In the listing below, locate the lines bearing the word "chart". Copy every one of them.

SOURCE EXCERPT
»»
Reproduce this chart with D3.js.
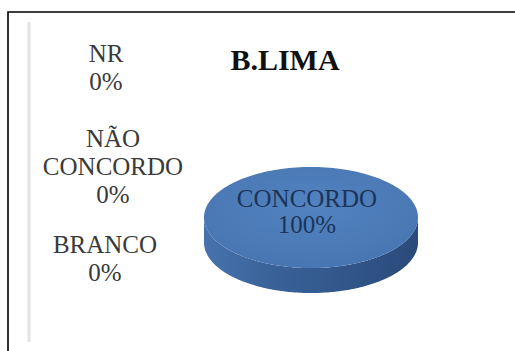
<!DOCTYPE html>
<html>
<head>
<meta charset="utf-8">
<script src="https://cdn.jsdelivr.net/npm/d3@7/dist/d3.min.js"></script>
<style>
  html, body { margin: 0; padding: 0; background: #fff; }
  svg { display: block; }
  .serif { font-family: "Liberation Serif", "Times New Roman", Tinos, "DejaVu Serif", serif; }
</style>
</head>
<body>
<svg id="chart" width="515" height="351"></svg>
<script>
// Survey answers for B.LIMA
const title = "B.LIMA";
const categories = ["CONCORDO", "NÃO CONCORDO", "BRANCO", "NR"];
const values = [100, 0, 0, 0];
const colors = ["#4a7ab6", "#c0504d", "#9bbb59", "#8064a2"];

const W = 515, H = 351;
const svg = d3.select("#chart");

// frame
svg.append("path").attr("d", `M8,351 V12 H515`).attr("fill", "none")
  .attr("stroke", "#000").attr("stroke-width", 1.6);
svg.append("line").attr("x1", 29).attr("x2", 29).attr("y1", 22).attr("y2", 342)
  .attr("stroke", "#e4e4e4").attr("stroke-width", 3);

// title
svg.append("text").attr("class", "serif").attr("x", 285).attr("y", 70).attr("text-anchor", "middle")
  .attr("font-weight", "bold").attr("font-size", 30).attr("fill", "#111")
  .text(title);

// 3D pie geometry
const cx = 311, cy = 217.5, rx = 107, ry = 50.5, depth = 25;
const total = d3.sum(values);
const pie = d3.pie().sort(null).value(d => d.value);
const arcs = pie(categories.map((c, i) => ({ name: c, value: values[i], color: colors[i] })));

// d3.pie angles: 0 at 12 o'clock, clockwise
const pt = (a, dy = 0) => [cx + rx * Math.sin(a), cy - ry * Math.cos(a) + dy];

const defs = svg.append("defs");
const sideGrad = defs.append("linearGradient").attr("id", "side")
  .attr("x1", 0).attr("x2", 1).attr("y1", 0).attr("y2", 0);
sideGrad.append("stop").attr("offset", "0%").attr("stop-color", "#4773ad");
sideGrad.append("stop").attr("offset", "30%").attr("stop-color", "#3a639a");
sideGrad.append("stop").attr("offset", "100%").attr("stop-color", "#2a4a7a");
const topGrad = defs.append("radialGradient").attr("id", "top")
  .attr("cx", "50%").attr("cy", "40%").attr("r", "60%");
topGrad.append("stop").attr("offset", "0%").attr("stop-color", "#5283c0");
topGrad.append("stop").attr("offset", "100%").attr("stop-color", "#4876b2");

const g = svg.append("g");
const N = 180;

arcs.filter(d => d.value > 0).forEach(d => {
  // side wall: only the front-facing part (between PI/2 and 3PI/2)
  const a0 = Math.max(d.startAngle, Math.PI / 2);
  const a1 = Math.min(d.endAngle, 3 * Math.PI / 2);
  if (a1 > a0) {
    const angs = d3.range(N + 1).map(k => a0 + (a1 - a0) * k / N);
    const upper = angs.map(a => pt(a));
    const lower = angs.map(a => pt(a, depth)).reverse();
    g.append("path").attr("d", d3.line()(upper.concat(lower)) + "Z")
      .attr("fill", d.data.value === total ? "url(#side)" : d3.color(d.data.color).darker(0.7));
  }
  // top face
  const angs = d3.range(N + 1).map(k => d.startAngle + (d.endAngle - d.startAngle) * k / N);
  const pts = angs.map(a => pt(a));
  const full = d.endAngle - d.startAngle >= 2 * Math.PI - 1e-6;
  g.append("path").attr("d", d3.line()(full ? pts : [[cx, cy]].concat(pts)) + "Z")
    .attr("fill", d.data.value === total ? "url(#top)" : d.data.color);
});

const pct = v => Math.round(v / total * 100) + "%";

// label of the filled slice, on the pie
const main = arcs.find(d => d.value > 0);
const mainLbl = svg.append("text").attr("class", "serif").attr("text-anchor", "middle")
  .attr("font-size", 25).attr("fill", "#1b3457");
[main.data.name, pct(main.value)].forEach((t, i) =>
  mainLbl.append("tspan").attr("x", 307).attr("y", 207 + i * 26).text(t));

// labels of empty slices, stacked at the left
const side = [
  { name: "NR", x: 106, y: 62 },
  { name: "NÃO CONCORDO", x: 113, y: 147 },
  { name: "BRANCO", x: 105, y: 253 }
];
side.forEach(s => {
  const d = arcs.find(a => a.data.name === s.name);
  const lines = s.name.split(" ").concat([pct(d.value)]);
  const t = svg.append("text").attr("class", "serif").attr("text-anchor", "middle")
    .attr("font-size", 25).attr("fill", "#3a3a3a");
  lines.forEach((l, i) => t.append("tspan").attr("x", s.x).attr("y", s.y + i * 28).text(l));
});
</script>
</body>
</html>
««
RESPONSE BELOW
Reproduce this chart with D3.js.
<svg id="chart" width="515" height="351"></svg>
const svg = d3.select("#chart");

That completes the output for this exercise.